§ Prompt
Your task is to give the listing below back word for word, pictures excluded.

§ Information shown

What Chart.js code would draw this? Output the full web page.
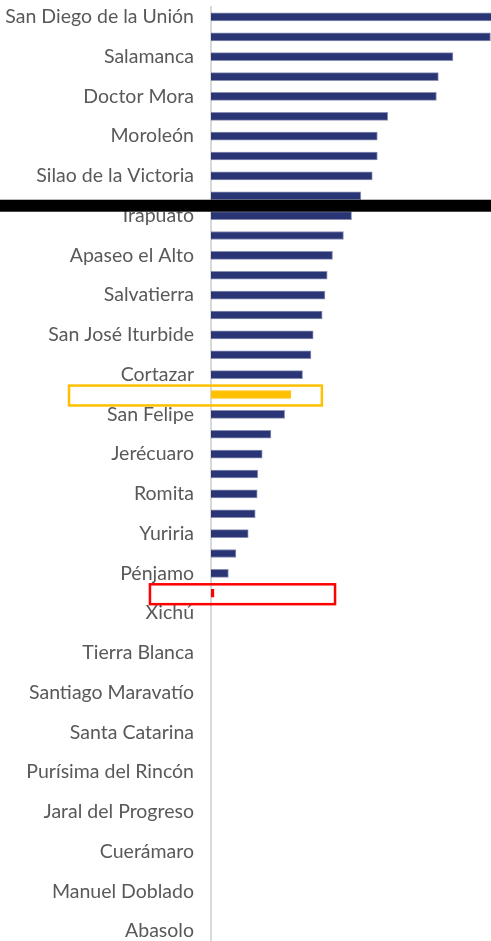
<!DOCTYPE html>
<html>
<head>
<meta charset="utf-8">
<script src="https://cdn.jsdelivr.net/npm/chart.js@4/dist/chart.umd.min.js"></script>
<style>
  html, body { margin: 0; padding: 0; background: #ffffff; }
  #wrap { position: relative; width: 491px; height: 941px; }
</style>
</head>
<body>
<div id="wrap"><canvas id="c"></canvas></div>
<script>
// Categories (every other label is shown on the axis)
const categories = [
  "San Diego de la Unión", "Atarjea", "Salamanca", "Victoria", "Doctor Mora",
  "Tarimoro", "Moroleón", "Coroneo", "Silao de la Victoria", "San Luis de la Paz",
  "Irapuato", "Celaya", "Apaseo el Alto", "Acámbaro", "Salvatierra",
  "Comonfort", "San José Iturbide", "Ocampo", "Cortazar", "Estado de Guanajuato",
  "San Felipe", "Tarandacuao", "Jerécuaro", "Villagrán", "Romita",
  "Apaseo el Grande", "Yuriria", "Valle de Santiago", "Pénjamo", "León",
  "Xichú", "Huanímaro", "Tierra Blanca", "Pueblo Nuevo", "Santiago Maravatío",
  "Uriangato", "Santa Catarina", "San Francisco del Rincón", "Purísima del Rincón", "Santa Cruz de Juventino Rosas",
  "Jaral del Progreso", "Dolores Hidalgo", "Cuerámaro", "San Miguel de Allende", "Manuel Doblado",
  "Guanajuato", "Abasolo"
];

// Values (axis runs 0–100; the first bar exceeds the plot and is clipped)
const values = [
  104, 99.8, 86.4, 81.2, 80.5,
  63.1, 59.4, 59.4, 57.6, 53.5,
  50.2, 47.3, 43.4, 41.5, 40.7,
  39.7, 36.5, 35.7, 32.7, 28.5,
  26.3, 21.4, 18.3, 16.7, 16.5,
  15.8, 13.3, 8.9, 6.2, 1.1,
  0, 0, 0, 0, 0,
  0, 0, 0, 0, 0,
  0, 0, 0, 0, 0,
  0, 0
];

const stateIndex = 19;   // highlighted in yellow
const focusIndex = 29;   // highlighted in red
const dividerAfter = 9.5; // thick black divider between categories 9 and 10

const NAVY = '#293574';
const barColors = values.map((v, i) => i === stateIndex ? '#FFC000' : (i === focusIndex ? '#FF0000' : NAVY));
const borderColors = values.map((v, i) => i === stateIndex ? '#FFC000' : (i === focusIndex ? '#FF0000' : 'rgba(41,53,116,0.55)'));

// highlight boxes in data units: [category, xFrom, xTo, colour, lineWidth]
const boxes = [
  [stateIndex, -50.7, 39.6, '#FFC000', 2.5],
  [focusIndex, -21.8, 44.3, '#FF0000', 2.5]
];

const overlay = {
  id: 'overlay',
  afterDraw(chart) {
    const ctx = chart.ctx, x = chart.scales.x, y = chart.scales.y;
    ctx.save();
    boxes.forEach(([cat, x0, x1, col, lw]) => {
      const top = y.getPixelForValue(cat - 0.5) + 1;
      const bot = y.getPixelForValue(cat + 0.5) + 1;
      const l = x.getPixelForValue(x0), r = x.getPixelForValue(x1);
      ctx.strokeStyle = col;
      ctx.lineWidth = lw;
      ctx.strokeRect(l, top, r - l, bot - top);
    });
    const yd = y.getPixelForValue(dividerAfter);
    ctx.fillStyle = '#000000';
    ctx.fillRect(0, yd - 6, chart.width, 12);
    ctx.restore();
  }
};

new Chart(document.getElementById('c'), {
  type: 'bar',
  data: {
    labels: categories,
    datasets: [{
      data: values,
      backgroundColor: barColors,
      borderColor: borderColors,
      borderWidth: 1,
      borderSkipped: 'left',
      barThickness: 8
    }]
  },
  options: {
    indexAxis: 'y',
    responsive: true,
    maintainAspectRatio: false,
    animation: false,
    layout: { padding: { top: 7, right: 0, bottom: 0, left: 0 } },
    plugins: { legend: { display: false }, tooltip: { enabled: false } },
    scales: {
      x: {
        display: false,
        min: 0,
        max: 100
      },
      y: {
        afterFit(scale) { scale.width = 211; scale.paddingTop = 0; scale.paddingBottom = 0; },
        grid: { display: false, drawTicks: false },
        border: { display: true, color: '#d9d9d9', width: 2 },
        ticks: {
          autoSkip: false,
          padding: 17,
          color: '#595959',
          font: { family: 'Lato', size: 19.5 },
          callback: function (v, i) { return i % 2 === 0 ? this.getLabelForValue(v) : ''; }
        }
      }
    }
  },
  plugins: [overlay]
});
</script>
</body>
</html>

§ Solution to this exercise
What Chart.js code would draw this? Output the full web page.
<!DOCTYPE html>
<html>
<head>
<meta charset="utf-8">
<script src="https://cdn.jsdelivr.net/npm/chart.js@4/dist/chart.umd.min.js"></script>
<style>
  html, body { margin: 0; padding: 0; background: #ffffff; }
  #wrap { position: relative; width: 491px; height: 941px; }
</style>
</head>
<body>
<div id="wrap"><canvas id="c"></canvas></div>
<script>
// Categories (every other label is shown on the axis)
const categories = [
  "San Diego de la Unión", "Atarjea", "Salamanca", "Victoria", "Doctor Mora",
  "Tarimoro", "Moroleón", "Coroneo", "Silao de la Victoria", "San Luis de la Paz",
  "Irapuato", "Celaya", "Apaseo el Alto", "Acámbaro", "Salvatierra",
  "Comonfort", "San José Iturbide", "Ocampo", "Cortazar", "Estado de Guanajuato",
  "San Felipe", "Tarandacuao", "Jerécuaro", "Villagrán", "Romita",
  "Apaseo el Grande", "Yuriria", "Valle de Santiago", "Pénjamo", "León",
  "Xichú", "Huanímaro", "Tierra Blanca", "Pueblo Nuevo", "Santiago Maravatío",
  "Uriangato", "Santa Catarina", "San Francisco del Rincón", "Purísima del Rincón", "Santa Cruz de Juventino Rosas",
  "Jaral del Progreso", "Dolores Hidalgo", "Cuerámaro", "San Miguel de Allende", "Manuel Doblado",
  "Guanajuato", "Abasolo"
];

// Values (axis runs 0–100; the first bar exceeds the plot and is clipped)
const values = [
  104, 99.8, 86.4, 81.2, 80.5,
  63.1, 59.4, 59.4, 57.6, 53.5,
  50.2, 47.3, 43.4, 41.5, 40.7,
  39.7, 36.5, 35.7, 32.7, 28.5,
  26.3, 21.4, 18.3, 16.7, 16.5,
  15.8, 13.3, 8.9, 6.2, 1.1,
  0, 0, 0, 0, 0,
  0, 0, 0, 0, 0,
  0, 0, 0, 0, 0,
  0, 0
];

const stateIndex = 19;   // highlighted in yellow
const focusIndex = 29;   // highlighted in red
const dividerAfter = 9.5; // thick black divider between categories 9 and 10

const NAVY = '#293574';
const barColors = values.map((v, i) => i === stateIndex ? '#FFC000' : (i === focusIndex ? '#FF0000' : NAVY));
const borderColors = values.map((v, i) => i === stateIndex ? '#FFC000' : (i === focusIndex ? '#FF0000' : 'rgba(41,53,116,0.55)'));

// highlight boxes in data units: [category, xFrom, xTo, colour, lineWidth]
const boxes = [
  [stateIndex, -50.7, 39.6, '#FFC000', 2.5],
  [focusIndex, -21.8, 44.3, '#FF0000', 2.5]
];

const overlay = {
  id: 'overlay',
  afterDraw(chart) {
    const ctx = chart.ctx, x = chart.scales.x, y = chart.scales.y;
    ctx.save();
    boxes.forEach(([cat, x0, x1, col, lw]) => {
      const top = y.getPixelForValue(cat - 0.5) + 1;
      const bot = y.getPixelForValue(cat + 0.5) + 1;
      const l = x.getPixelForValue(x0), r = x.getPixelForValue(x1);
      ctx.strokeStyle = col;
      ctx.lineWidth = lw;
      ctx.strokeRect(l, top, r - l, bot - top);
    });
    const yd = y.getPixelForValue(dividerAfter);
    ctx.fillStyle = '#000000';
    ctx.fillRect(0, yd - 6, chart.width, 12);
    ctx.restore();
  }
};

new Chart(document.getElementById('c'), {
  type: 'bar',
  data: {
    labels: categories,
    datasets: [{
      data: values,
      backgroundColor: barColors,
      borderColor: borderColors,
      borderWidth: 1,
      borderSkipped: 'left',
      barThickness: 8
    }]
  },
  options: {
    indexAxis: 'y',
    responsive: true,
    maintainAspectRatio: false,
    animation: false,
    layout: { padding: { top: 7, right: 0, bottom: 0, left: 0 } },
    plugins: { legend: { display: false }, tooltip: { enabled: false } },
    scales: {
      x: {
        display: false,
        min: 0,
        max: 100
      },
      y: {
        afterFit(scale) { scale.width = 211; scale.paddingTop = 0; scale.paddingBottom = 0; },
        grid: { display: false, drawTicks: false },
        border: { display: true, color: '#d9d9d9', width: 2 },
        ticks: {
          autoSkip: false,
          padding: 17,
          color: '#595959',
          font: { family: 'Lato', size: 19.5 },
          callback: function (v, i) { return i % 2 === 0 ? this.getLabelForValue(v) : ''; }
        }
      }
    }
  },
  plugins: [overlay]
});
</script>
</body>
</html>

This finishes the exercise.